Written instruction:
Would you return the run of lines that starts at the one with "Convert this chart to matplotlib code." and ends at the one with "0.24, 0, 0, 0, 0]", ends included, exactly as written and without the images?

Stored data:
▬▬▬▬▬▬

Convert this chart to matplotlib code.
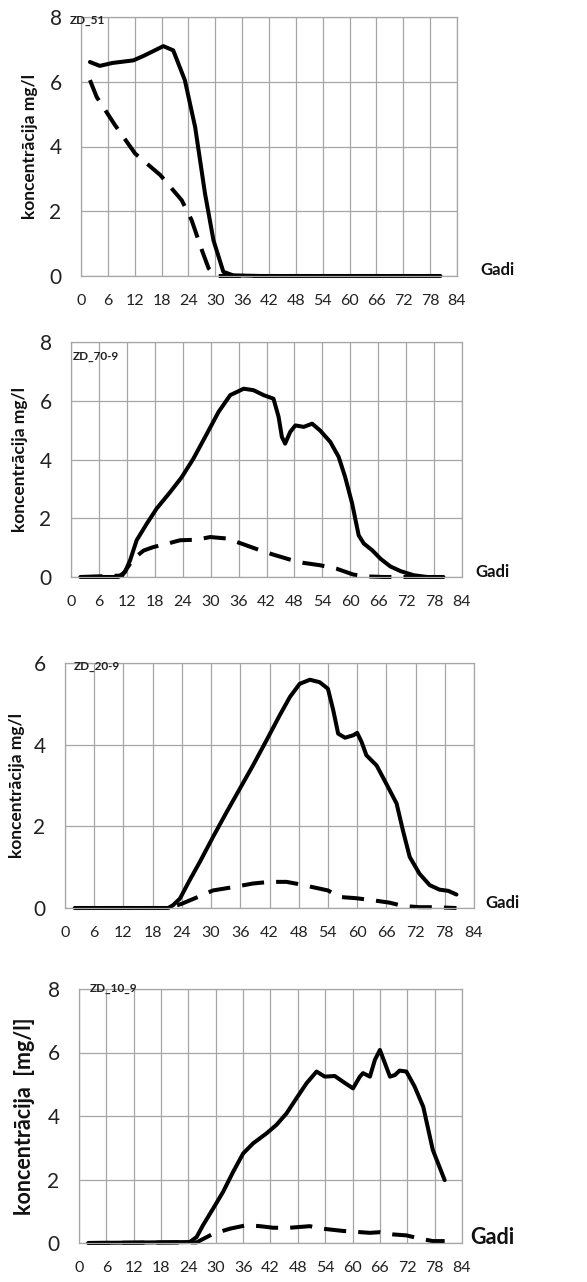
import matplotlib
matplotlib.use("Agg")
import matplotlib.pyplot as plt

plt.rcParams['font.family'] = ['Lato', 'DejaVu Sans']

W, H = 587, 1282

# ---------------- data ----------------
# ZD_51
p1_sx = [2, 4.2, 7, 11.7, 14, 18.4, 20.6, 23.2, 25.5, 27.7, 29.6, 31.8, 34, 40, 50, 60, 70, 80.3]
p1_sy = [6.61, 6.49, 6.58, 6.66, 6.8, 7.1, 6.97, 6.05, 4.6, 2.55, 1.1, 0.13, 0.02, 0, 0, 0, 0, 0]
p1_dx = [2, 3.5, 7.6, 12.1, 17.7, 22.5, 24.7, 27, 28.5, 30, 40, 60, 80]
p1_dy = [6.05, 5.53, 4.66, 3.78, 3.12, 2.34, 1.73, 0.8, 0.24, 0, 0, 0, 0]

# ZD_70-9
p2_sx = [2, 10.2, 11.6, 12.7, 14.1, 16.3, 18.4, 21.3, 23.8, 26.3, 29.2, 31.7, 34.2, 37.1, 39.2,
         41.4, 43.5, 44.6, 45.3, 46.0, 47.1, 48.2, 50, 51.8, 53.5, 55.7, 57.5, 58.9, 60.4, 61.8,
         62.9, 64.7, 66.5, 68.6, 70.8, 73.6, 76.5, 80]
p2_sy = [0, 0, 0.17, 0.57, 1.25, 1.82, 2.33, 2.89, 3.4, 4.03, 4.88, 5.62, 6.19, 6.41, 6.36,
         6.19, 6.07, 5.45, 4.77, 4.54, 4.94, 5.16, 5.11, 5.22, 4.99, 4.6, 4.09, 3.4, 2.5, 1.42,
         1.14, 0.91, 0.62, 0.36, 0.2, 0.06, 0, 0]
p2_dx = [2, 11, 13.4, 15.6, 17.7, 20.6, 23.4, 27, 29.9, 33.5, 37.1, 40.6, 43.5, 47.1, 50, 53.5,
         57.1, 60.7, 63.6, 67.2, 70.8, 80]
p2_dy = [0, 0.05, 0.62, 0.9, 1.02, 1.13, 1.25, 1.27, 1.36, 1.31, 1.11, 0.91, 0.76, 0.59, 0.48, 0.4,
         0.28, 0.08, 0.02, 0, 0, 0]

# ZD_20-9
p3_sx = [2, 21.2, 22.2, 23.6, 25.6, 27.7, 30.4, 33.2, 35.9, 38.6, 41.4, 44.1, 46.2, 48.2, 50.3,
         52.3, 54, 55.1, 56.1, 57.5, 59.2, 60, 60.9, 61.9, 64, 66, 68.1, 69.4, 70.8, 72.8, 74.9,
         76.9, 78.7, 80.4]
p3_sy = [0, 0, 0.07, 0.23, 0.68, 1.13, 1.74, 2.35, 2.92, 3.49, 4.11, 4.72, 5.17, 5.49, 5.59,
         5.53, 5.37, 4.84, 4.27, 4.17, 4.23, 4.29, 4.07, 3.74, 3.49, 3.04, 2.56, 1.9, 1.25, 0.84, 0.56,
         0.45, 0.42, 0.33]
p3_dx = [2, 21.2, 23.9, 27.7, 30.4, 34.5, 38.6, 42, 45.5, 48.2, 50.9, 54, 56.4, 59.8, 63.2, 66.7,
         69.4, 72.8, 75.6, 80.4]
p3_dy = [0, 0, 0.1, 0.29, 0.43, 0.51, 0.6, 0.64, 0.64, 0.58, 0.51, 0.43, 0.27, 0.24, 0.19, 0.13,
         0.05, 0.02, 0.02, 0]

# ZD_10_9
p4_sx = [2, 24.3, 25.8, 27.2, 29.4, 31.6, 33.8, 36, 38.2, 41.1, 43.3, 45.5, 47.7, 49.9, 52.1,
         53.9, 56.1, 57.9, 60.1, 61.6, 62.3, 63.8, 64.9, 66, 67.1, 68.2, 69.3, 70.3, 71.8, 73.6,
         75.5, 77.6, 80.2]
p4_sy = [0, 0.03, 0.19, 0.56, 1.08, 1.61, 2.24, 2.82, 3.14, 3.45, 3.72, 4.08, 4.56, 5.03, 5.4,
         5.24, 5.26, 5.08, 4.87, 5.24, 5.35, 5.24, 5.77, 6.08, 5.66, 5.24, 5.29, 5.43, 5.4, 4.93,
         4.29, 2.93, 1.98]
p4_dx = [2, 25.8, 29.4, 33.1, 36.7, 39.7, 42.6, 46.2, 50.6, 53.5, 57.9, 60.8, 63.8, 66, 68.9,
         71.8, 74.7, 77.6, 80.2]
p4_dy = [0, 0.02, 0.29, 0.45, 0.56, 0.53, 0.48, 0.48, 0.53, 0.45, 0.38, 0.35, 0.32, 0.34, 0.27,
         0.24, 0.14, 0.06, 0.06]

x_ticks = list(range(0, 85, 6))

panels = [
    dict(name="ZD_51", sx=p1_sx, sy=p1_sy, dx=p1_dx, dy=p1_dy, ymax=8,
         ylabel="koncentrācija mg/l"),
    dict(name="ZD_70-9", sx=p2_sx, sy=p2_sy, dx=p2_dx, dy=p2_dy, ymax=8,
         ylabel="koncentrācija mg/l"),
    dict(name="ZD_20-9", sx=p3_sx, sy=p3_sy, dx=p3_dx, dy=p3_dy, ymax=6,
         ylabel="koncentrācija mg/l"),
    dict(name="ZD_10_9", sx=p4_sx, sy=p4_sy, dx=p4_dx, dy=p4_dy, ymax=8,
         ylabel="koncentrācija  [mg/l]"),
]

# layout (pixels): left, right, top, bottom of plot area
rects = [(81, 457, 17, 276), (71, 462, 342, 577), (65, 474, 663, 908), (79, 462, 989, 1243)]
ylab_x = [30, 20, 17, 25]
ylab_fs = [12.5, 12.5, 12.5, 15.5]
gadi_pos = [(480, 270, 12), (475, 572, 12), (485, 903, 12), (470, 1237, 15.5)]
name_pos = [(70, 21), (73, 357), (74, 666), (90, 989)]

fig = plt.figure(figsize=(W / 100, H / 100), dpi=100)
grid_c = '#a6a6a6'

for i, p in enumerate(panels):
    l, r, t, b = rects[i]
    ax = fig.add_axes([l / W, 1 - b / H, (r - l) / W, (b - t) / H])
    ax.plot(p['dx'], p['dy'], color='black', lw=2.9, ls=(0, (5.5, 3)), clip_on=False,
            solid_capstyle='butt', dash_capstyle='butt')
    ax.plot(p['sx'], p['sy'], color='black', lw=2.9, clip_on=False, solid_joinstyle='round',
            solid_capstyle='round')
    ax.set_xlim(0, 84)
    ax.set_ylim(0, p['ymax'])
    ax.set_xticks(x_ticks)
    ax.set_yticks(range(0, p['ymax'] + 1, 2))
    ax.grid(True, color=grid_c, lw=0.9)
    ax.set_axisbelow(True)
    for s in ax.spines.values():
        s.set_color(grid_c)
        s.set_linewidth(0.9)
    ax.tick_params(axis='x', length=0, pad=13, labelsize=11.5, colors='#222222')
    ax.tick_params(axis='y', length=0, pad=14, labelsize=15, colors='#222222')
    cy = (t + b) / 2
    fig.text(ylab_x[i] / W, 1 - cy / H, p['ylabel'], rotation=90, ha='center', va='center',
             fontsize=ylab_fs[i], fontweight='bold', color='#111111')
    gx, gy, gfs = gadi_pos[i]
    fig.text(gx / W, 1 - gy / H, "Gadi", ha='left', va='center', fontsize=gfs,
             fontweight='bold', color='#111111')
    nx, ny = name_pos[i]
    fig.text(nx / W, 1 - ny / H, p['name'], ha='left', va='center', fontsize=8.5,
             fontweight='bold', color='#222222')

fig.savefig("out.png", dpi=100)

▬▬▬▬▬▬

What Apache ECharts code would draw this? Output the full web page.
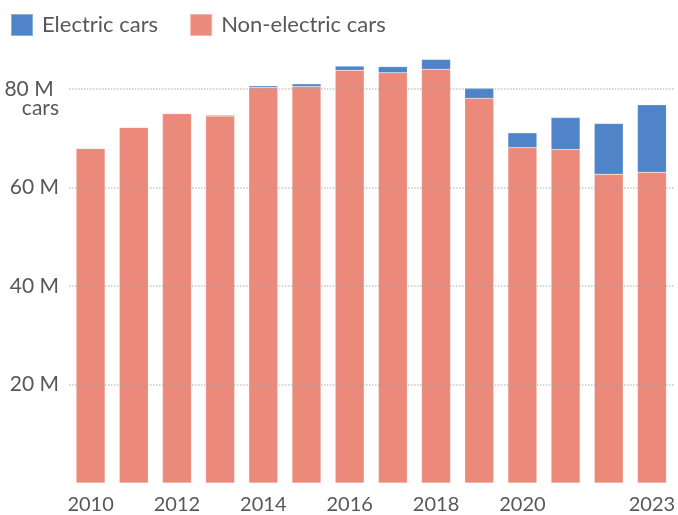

▬▬▬▬▬▬

Solution to this exercise:
Convert this chart to matplotlib code.
import matplotlib
matplotlib.use("Agg")
import matplotlib.pyplot as plt

plt.rcParams['font.family'] = ['Lato', 'DejaVu Sans']

W, H = 587, 1282

# ---------------- data ----------------
# ZD_51
p1_sx = [2, 4.2, 7, 11.7, 14, 18.4, 20.6, 23.2, 25.5, 27.7, 29.6, 31.8, 34, 40, 50, 60, 70, 80.3]
p1_sy = [6.61, 6.49, 6.58, 6.66, 6.8, 7.1, 6.97, 6.05, 4.6, 2.55, 1.1, 0.13, 0.02, 0, 0, 0, 0, 0]
p1_dx = [2, 3.5, 7.6, 12.1, 17.7, 22.5, 24.7, 27, 28.5, 30, 40, 60, 80]
p1_dy = [6.05, 5.53, 4.66, 3.78, 3.12, 2.34, 1.73, 0.8, 0.24, 0, 0, 0, 0]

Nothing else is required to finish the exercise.